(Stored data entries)
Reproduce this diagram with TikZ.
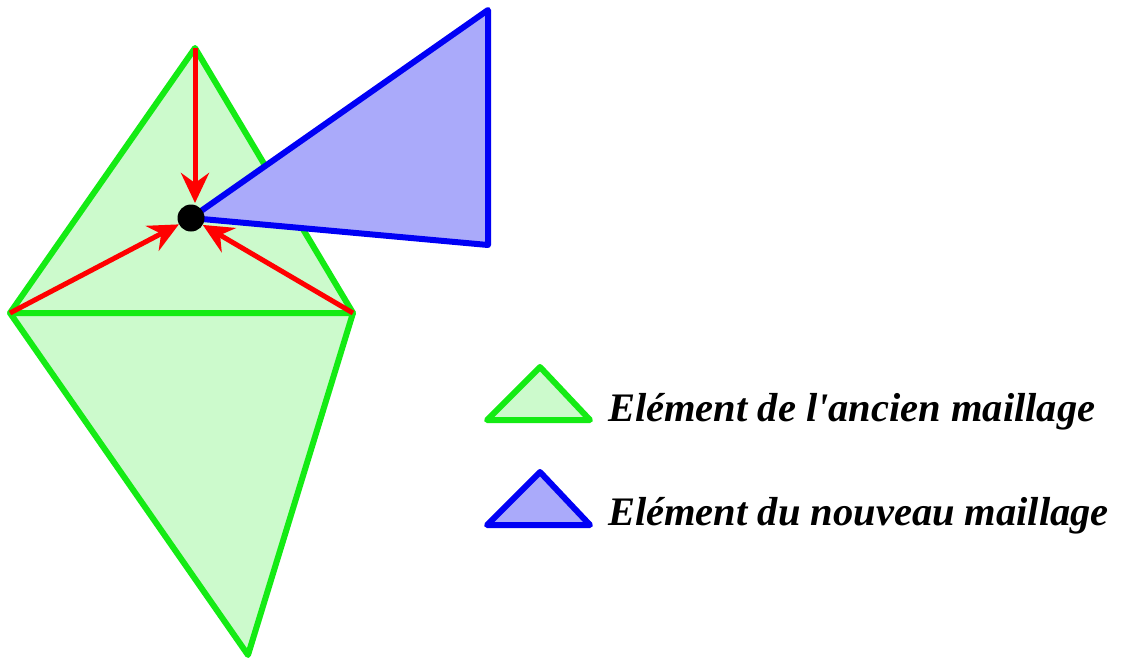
\documentclass[tikz,border=0pt]{standalone}
\usepackage{fontspec}
\setmainfont{Liberation Serif}
\usetikzlibrary{arrows.meta}

\definecolor{vertmail}{RGB}{20,235,20}
\definecolor{vertfond}{RGB}{204,250,204}
\definecolor{bleumail}{RGB}{0,0,245}
\definecolor{bleufond}{RGB}{170,170,250}

\tikzset{
  ancien/.style={draw=vertmail, fill=vertfond, line width=6pt, line join=round},
  nouveau/.style={draw=bleumail, fill=bleufond, line width=6pt, line join=round},
  fleche/.style={red, line width=5pt, -{Stealth[length=30pt, width=28pt, inset=10pt]}},
  legende/.style={anchor=base west, font=\fontsize{40.5}{46}\selectfont\bfseries\itshape, inner sep=0pt}
}

\begin{document}
\begin{tikzpicture}[x=1pt, y=-1pt]
  \useasboundingbox (0,0) rectangle (1123,659);
  % sommets de l'ancien maillage
  \coordinate (S) at (195,48);
  \coordinate (G) at (10,313);
  \coordinate (D) at (353,313);
  \coordinate (B) at (248,655);
  \draw[ancien] (G) -- (S) -- (D) -- cycle;
  \draw[ancien] (G) -- (D) -- (B) -- cycle;
  % element du nouveau maillage
  \coordinate (P) at (191,218);
  \coordinate (N1) at (488,10);
  \coordinate (N2) at (488,245);
  \draw[nouveau] (P) -- (N1) -- (N2) -- cycle;
  \node[circle, fill=black, minimum size=27pt, inner sep=0pt] (pt) at (P) {};
  \draw[fleche] (S) -- (195,203);
  \draw[fleche] (G) -- (pt);
  \draw[fleche] (D) -- (pt);
  % legende
  \draw[ancien] (487,420) -- (540,367) -- (590,420) -- cycle;
  \draw[nouveau] (487,525) -- (540,472) -- (590,525) -- cycle;
  \node[legende] (l1) at (608,421) {Elément de l\textquotesingle ancien maillage};
  \node[legende] (l2) at (608,525) {Elément du nouveau maillage};
\end{tikzpicture}
\end{document}
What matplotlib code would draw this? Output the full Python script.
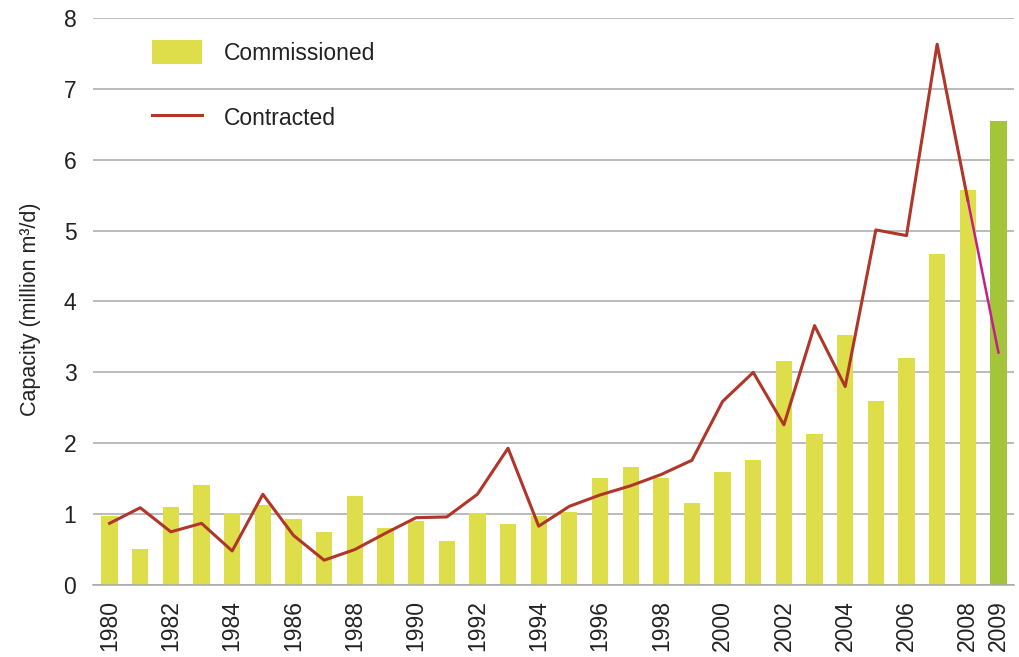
import matplotlib
matplotlib.use("Agg")
import matplotlib.pyplot as plt
from matplotlib.patches import Patch
from matplotlib.lines import Line2D

plt.rcParams['font.family'] = ['Liberation Sans', 'DejaVu Sans']

years = list(range(1980, 2010))
commissioned = [0.97, 0.51, 1.10, 1.41, 1.02, 1.13, 0.93, 0.75, 1.26, 0.80,
                0.90, 0.62, 1.01, 0.86, 0.97, 1.03, 1.51, 1.67, 1.51, 1.16,
                1.60, 1.77, 3.16, 2.13, 3.53, 2.59, 3.20, 4.67, 5.57, 6.55]
contracted = [0.87, 1.09, 0.75, 0.87, 0.48, 1.28, 0.70, 0.35, 0.50, 0.73,
              0.95, 0.96, 1.28, 1.93, 0.83, 1.11, 1.27, 1.40, 1.56, 1.76,
              2.59, 3.00, 2.26, 3.66, 2.80, 5.01, 4.93, 7.63, 5.43, 3.28]
tick_years = [1980, 1982, 1984, 1986, 1988, 1990, 1992, 1994, 1996, 1998,
              2000, 2002, 2004, 2006, 2008, 2009]

YELLOW = '#DEDE4A'
GREEN = '#A4C43A'
RED = '#B0362A'
MAGENTA = '#C41E8C'
GRID = '#A8A8A8'
TEXT = '#222222'

fig = plt.figure(figsize=(10.2, 6.57), dpi=100)
ax = fig.add_axes([0.0912, 0.1096, 0.903, 0.8630])

x = list(range(len(years)))
colors = [YELLOW] * (len(years) - 1) + [GREEN]
ax.bar(x, commissioned, width=0.53, color=colors, zorder=2)
ax.plot(x[:-1], contracted[:-1], color=RED, lw=2.2, zorder=3)
ax.plot(x[-2:], contracted[-2:], color=MAGENTA, lw=1.8, zorder=3)

ax.set_xlim(-0.54, len(years) - 1 + 0.51)
ax.set_ylim(0, 8)
ax.set_yticks(range(0, 9))
ax.yaxis.grid(True, color=GRID, lw=1.1, zorder=0)
ax.set_axisbelow(True)
for s in ['top', 'right', 'left']:
    ax.spines[s].set_visible(False)
ax.spines['bottom'].set_color(GRID)
ax.spines['bottom'].set_linewidth(1.1)
ax.tick_params(axis='y', length=0, pad=12, labelsize=16.5, labelcolor=TEXT)
ax.set_xticks([years.index(t) for t in tick_years])
ax.set_xticklabels([str(t) for t in tick_years], rotation=90)
ax.tick_params(axis='x', length=0, pad=11, labelsize=16.5, labelcolor=TEXT)
ax.set_ylabel('Capacity (million m³/d)', fontsize=15.5, color=TEXT, va='center')
ax.yaxis.set_label_coords(-0.068, 0.487)

handles = [Patch(facecolor=YELLOW, edgecolor='none'),
           Line2D([0], [0], color=RED, lw=2.2)]
leg = ax.legend(handles, ['Commissioned', 'Contracted'], loc='upper left',
                bbox_to_anchor=(0.054, 0.977), borderaxespad=0,
                frameon=False, fontsize=16.5,
                handlelength=2.2, handleheight=1.25, handletextpad=0.95,
                labelspacing=1.75)
for t in leg.get_texts():
    t.set_color(TEXT)

fig.savefig('out.png', dpi=100)
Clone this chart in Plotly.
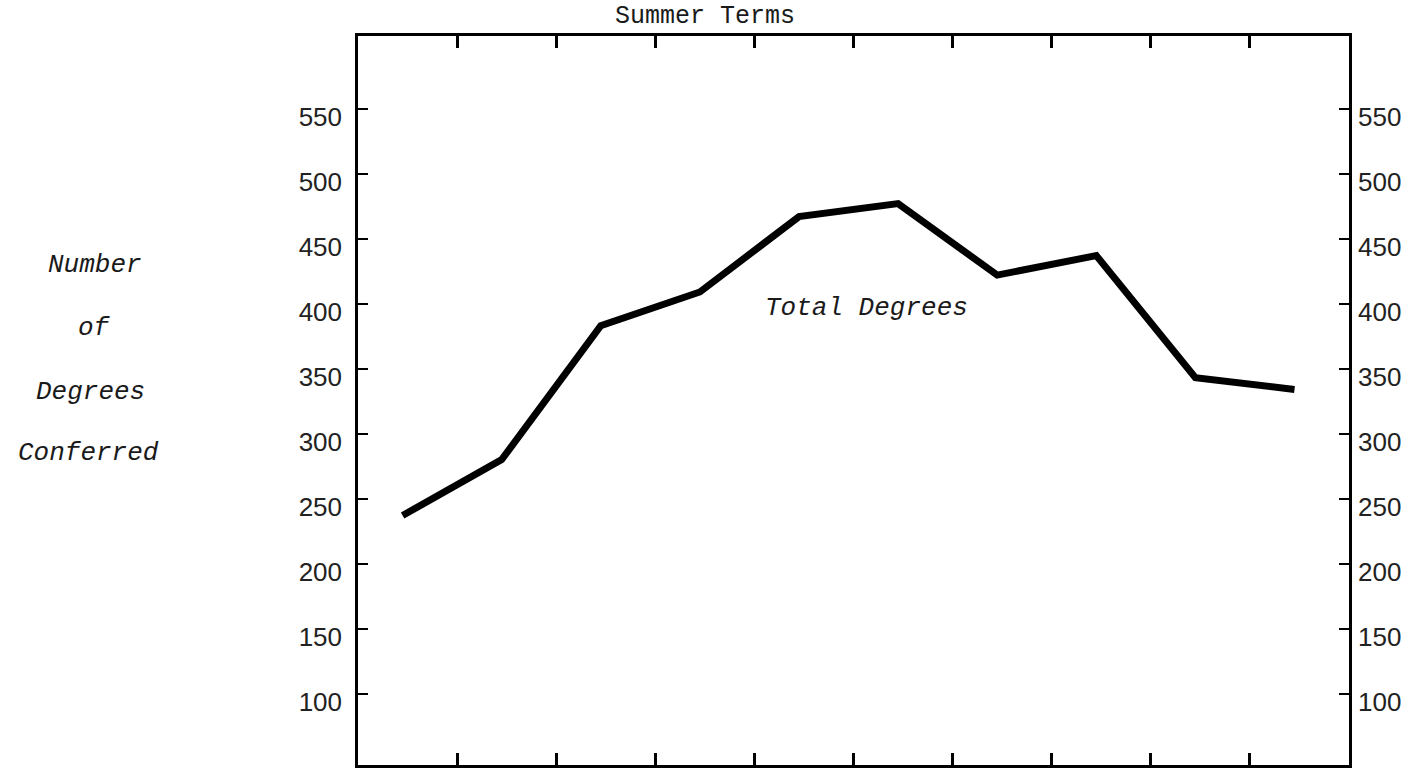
import plotly.graph_objects as go

# Data (ten summer terms, in order)
terms = list(range(10))
total_degrees = [237, 280, 383, 409, 467, 477, 422, 437, 343, 334]
y_ticks = [100, 150, 200, 250, 300, 350, 400, 450, 500, 550]
y_tick_text = ["100", "150", "200", "250", "300", "350", "400", "450", "500", "550"]
x_ticks = [k + 0.55 for k in range(9)]

W, H = 1415, 771
L, R, T, B = 358, 66, 36, 6
x_range = [-0.45, 9.55]
y_range = [45, 606]

fig = go.Figure()
fig.add_trace(go.Scatter(
    x=terms, y=total_degrees, mode="lines",
    line=dict(color="black", width=7, shape="linear"),
    hoverinfo="skip", showlegend=False,
))
# invisible companion trace that carries the right-hand value axis
fig.add_trace(go.Scatter(
    x=terms, y=total_degrees, mode="lines", xaxis="x2", yaxis="y2",
    line=dict(color="rgba(0,0,0,0)", width=0),
    hoverinfo="skip", showlegend=False,
))

tick_font = dict(family="Liberation Sans", size=26, color="#222")

fig.update_layout(
    width=W, height=H,
    margin=dict(l=L, r=R, t=T, b=B),
    paper_bgcolor="white", plot_bgcolor="white",
    xaxis=dict(
        range=x_range, showgrid=False, zeroline=False,
        showline=True, linecolor="black", linewidth=2.5, mirror="allticks",
        ticks="inside", ticklen=12, tickwidth=2.5, tickcolor="black",
        tickvals=x_ticks, showticklabels=False,
    ),
    xaxis2=dict(
        range=x_range, overlaying="x", visible=False,
    ),
    yaxis=dict(
        range=y_range, showgrid=False, zeroline=False,
        showline=True, linecolor="black", linewidth=2.5, mirror=True,
        ticks="inside", ticklen=10, tickwidth=2, tickcolor="black",
        tickvals=y_ticks, ticktext=y_tick_text,
        tickfont=tick_font, ticklabelstandoff=8, ticklabelshift=8,
    ),
    yaxis2=dict(
        range=y_range, overlaying="y", side="right", anchor="x2",
        showgrid=False, zeroline=False, showline=False,
        ticks="inside", ticklen=10, tickwidth=2, tickcolor="black",
        tickvals=y_ticks, ticktext=y_tick_text,
        tickfont=tick_font, ticklabelstandoff=8, ticklabelshift=8,
    ),
)

def px_to_paper(xp, yp):
    return (xp - L) / (W - L - R), (H - B - yp) / (H - T - B)

mono_it = dict(family="Liberation Mono", size=26, color="#1a1a1a")
labels = [("<i>Number</i>", 95, 265), ("<i>of</i>", 94, 328),
          ("<i>Degrees</i>", 90, 392), ("<i>Conferred</i>", 88, 453)]
for text, xp, yp in labels:
    px, py = px_to_paper(xp, yp)
    fig.add_annotation(text=text, x=px, y=py, xref="paper", yref="paper",
                       showarrow=False, font=mono_it, xanchor="center", yanchor="middle")

px, py = px_to_paper(705, 17)
fig.add_annotation(text="Summer Terms", x=px, y=py, xref="paper", yref="paper",
                   showarrow=False, font=dict(family="Liberation Mono", size=25, color="#1a1a1a"),
                   xanchor="center", yanchor="middle")

px, py = px_to_paper(866, 308)
fig.add_annotation(text="<i>Total Degrees</i>", x=px, y=py, xref="paper", yref="paper",
                   showarrow=False, font=dict(family="Liberation Mono", size=26, color="#1a1a1a"),
                   xanchor="center", yanchor="middle")

fig.write_html("out.html", config={"displayModeBar": False},
               post_script="document.body.style.margin='0px';")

- SHORT EXERCISE -
Using the entries above, reproduce word for word only the lines from the one that contains "What matplotlib code" to the one that contains "plt.rcParams['font.family'] = ['Liberation", both ends included, and drop every picture.

- THE OUTPUT -
What matplotlib code would draw this? Output the full Python script.
import matplotlib
matplotlib.use("Agg")
import matplotlib.pyplot as plt
from matplotlib.patches import Patch
from matplotlib.lines import Line2D

plt.rcParams['font.family'] = ['Liberation Sans', 'DejaVu Sans']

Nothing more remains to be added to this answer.